EXERCISE BRIEF
Retype every line from the top of the entries down to the one with "xticks = [2000, 2003, 2006, 2009, 2012, 2015]", both included, and skip the pictures.

Source code of charts
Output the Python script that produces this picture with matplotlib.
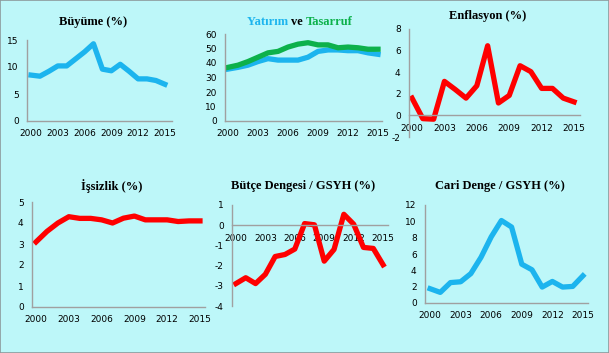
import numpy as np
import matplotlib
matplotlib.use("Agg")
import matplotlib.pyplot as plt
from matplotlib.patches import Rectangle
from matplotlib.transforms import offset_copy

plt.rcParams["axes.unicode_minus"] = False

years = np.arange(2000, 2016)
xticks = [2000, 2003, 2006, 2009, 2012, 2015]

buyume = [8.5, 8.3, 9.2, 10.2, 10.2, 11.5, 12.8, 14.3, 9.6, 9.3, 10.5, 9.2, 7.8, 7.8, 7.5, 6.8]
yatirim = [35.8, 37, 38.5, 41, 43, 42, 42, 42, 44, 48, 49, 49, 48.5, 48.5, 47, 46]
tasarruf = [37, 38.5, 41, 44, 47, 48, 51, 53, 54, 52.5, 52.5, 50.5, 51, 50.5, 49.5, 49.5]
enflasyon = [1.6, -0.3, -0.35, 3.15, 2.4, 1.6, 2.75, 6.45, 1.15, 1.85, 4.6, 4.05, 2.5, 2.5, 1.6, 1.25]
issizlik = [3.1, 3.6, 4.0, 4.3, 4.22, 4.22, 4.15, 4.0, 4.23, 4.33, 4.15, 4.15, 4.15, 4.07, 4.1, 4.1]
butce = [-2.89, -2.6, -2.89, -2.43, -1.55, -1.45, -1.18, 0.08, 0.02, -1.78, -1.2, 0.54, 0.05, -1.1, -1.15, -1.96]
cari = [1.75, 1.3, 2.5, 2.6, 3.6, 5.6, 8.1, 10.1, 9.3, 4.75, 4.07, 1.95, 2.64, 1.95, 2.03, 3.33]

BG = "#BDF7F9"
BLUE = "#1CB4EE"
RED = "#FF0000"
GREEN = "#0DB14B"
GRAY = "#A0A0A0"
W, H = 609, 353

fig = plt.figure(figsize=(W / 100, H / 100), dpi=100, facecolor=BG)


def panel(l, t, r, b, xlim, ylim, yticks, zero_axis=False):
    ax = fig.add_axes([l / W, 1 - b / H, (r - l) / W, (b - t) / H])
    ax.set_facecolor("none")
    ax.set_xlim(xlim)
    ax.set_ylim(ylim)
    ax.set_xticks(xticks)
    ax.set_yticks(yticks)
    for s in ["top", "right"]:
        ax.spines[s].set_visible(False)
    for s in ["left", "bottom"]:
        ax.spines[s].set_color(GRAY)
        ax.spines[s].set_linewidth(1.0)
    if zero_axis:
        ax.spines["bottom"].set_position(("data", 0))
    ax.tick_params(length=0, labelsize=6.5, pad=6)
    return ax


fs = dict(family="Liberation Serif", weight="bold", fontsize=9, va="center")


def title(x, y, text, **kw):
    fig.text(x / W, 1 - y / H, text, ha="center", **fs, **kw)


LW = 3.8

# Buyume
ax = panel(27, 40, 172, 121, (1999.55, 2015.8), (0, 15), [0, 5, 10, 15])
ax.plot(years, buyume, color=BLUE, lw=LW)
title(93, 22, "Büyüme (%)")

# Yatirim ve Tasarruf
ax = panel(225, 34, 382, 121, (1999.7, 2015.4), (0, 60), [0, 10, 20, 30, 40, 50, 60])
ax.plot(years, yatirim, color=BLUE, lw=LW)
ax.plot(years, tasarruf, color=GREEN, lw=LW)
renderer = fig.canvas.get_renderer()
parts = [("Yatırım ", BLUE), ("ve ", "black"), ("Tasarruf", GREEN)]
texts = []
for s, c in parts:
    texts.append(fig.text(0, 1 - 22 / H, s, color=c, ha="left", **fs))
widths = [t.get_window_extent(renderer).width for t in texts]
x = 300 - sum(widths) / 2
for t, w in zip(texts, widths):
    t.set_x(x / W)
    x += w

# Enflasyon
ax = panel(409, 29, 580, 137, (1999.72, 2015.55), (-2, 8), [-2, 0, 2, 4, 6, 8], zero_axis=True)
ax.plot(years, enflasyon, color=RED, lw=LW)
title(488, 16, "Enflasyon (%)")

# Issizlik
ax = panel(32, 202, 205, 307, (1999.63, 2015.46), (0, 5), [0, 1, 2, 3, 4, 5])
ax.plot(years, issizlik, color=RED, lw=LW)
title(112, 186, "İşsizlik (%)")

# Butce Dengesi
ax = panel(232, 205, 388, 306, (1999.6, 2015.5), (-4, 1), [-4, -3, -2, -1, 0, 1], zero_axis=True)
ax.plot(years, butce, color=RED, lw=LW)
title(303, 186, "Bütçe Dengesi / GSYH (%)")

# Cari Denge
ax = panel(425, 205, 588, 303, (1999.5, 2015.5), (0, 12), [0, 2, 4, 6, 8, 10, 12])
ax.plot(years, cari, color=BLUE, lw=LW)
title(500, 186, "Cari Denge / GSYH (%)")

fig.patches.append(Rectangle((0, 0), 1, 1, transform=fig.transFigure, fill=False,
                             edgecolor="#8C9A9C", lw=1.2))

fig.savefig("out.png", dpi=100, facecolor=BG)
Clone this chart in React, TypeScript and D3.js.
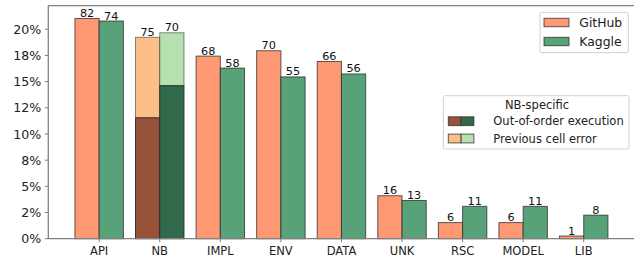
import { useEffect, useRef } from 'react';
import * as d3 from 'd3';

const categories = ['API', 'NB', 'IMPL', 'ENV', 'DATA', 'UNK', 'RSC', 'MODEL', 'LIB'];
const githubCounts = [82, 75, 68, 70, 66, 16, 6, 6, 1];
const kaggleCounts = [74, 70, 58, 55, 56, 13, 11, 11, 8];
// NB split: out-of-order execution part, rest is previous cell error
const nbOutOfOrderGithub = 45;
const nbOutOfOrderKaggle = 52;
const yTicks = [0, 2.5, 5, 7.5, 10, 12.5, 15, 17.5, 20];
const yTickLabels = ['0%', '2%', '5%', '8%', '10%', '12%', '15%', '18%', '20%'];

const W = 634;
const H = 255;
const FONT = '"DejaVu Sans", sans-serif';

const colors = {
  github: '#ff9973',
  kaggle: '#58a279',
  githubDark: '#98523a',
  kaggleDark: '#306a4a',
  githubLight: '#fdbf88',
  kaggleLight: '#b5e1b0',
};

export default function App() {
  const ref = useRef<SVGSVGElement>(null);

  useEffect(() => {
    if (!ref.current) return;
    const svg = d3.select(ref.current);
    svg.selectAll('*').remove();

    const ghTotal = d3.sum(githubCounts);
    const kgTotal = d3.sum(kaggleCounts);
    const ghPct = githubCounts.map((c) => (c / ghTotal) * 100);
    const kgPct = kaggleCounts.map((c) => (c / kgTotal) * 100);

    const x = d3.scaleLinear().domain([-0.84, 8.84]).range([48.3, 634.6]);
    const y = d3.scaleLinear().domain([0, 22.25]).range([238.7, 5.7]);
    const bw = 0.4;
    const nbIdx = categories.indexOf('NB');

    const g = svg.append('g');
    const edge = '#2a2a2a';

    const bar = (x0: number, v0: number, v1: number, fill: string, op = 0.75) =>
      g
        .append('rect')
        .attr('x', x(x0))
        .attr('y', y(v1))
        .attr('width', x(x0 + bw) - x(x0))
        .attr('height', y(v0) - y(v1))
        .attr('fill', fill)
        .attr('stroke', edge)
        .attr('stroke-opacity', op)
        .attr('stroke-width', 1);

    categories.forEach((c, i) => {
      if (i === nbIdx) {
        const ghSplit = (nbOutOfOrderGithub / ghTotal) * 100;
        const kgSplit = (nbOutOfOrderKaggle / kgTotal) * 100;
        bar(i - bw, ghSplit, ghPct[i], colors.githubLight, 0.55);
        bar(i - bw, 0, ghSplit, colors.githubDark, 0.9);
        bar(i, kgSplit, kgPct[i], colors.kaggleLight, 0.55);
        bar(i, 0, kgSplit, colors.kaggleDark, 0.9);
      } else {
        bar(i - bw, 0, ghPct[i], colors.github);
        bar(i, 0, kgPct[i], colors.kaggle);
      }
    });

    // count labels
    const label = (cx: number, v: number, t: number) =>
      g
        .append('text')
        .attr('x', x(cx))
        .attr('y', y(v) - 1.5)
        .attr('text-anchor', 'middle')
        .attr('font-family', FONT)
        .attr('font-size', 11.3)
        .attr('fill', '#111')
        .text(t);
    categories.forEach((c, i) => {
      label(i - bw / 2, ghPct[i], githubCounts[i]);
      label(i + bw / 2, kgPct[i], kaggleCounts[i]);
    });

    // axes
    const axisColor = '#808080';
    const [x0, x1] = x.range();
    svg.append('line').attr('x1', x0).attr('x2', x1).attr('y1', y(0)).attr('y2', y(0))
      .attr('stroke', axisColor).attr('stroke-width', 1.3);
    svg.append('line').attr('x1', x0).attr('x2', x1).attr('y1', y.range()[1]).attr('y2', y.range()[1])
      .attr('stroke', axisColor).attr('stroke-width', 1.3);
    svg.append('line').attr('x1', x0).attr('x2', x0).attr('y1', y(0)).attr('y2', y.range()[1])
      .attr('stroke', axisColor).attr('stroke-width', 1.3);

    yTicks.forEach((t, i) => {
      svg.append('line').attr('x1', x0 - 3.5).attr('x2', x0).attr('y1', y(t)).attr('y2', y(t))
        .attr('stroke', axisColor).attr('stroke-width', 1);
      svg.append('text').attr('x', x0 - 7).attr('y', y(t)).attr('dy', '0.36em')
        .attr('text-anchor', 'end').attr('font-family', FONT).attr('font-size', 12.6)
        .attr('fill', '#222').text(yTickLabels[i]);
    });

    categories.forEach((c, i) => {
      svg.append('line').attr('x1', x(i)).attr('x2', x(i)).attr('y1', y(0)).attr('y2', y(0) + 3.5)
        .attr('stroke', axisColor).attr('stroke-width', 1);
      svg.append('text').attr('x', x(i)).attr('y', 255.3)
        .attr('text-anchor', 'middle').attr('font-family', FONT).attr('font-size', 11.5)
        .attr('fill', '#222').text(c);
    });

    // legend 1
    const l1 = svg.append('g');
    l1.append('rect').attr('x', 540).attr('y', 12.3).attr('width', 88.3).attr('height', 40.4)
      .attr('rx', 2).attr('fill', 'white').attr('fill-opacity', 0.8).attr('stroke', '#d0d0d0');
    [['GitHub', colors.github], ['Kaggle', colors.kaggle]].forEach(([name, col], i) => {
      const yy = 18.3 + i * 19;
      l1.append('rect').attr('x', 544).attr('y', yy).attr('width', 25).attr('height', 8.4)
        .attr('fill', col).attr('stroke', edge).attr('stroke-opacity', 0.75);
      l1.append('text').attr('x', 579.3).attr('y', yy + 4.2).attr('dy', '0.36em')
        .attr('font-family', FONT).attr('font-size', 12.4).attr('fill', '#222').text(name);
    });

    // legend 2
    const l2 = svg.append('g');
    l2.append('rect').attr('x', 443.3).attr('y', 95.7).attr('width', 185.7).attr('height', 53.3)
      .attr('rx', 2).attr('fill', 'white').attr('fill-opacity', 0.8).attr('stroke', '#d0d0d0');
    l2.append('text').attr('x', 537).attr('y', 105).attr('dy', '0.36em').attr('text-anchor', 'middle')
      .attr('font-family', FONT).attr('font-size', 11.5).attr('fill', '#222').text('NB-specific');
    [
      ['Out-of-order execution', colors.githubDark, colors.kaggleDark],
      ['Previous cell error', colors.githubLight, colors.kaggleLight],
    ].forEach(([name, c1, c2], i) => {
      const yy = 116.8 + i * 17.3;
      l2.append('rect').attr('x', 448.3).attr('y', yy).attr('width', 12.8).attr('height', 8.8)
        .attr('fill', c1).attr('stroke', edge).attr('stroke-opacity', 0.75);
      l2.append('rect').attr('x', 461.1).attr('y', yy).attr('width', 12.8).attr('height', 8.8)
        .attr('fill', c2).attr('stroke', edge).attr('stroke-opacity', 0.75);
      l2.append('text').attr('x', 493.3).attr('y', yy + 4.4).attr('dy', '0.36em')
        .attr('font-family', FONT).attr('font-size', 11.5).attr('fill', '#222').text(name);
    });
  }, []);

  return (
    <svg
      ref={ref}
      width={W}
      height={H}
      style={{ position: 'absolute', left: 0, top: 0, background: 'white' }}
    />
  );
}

EXERCISE ANSWER
Output the Python script that produces this picture with matplotlib.
import numpy as np
import matplotlib
matplotlib.use("Agg")
import matplotlib.pyplot as plt
from matplotlib.patches import Rectangle
from matplotlib.transforms import offset_copy

plt.rcParams["axes.unicode_minus"] = False

years = np.arange(2000, 2016)
xticks = [2000, 2003, 2006, 2009, 2012, 2015]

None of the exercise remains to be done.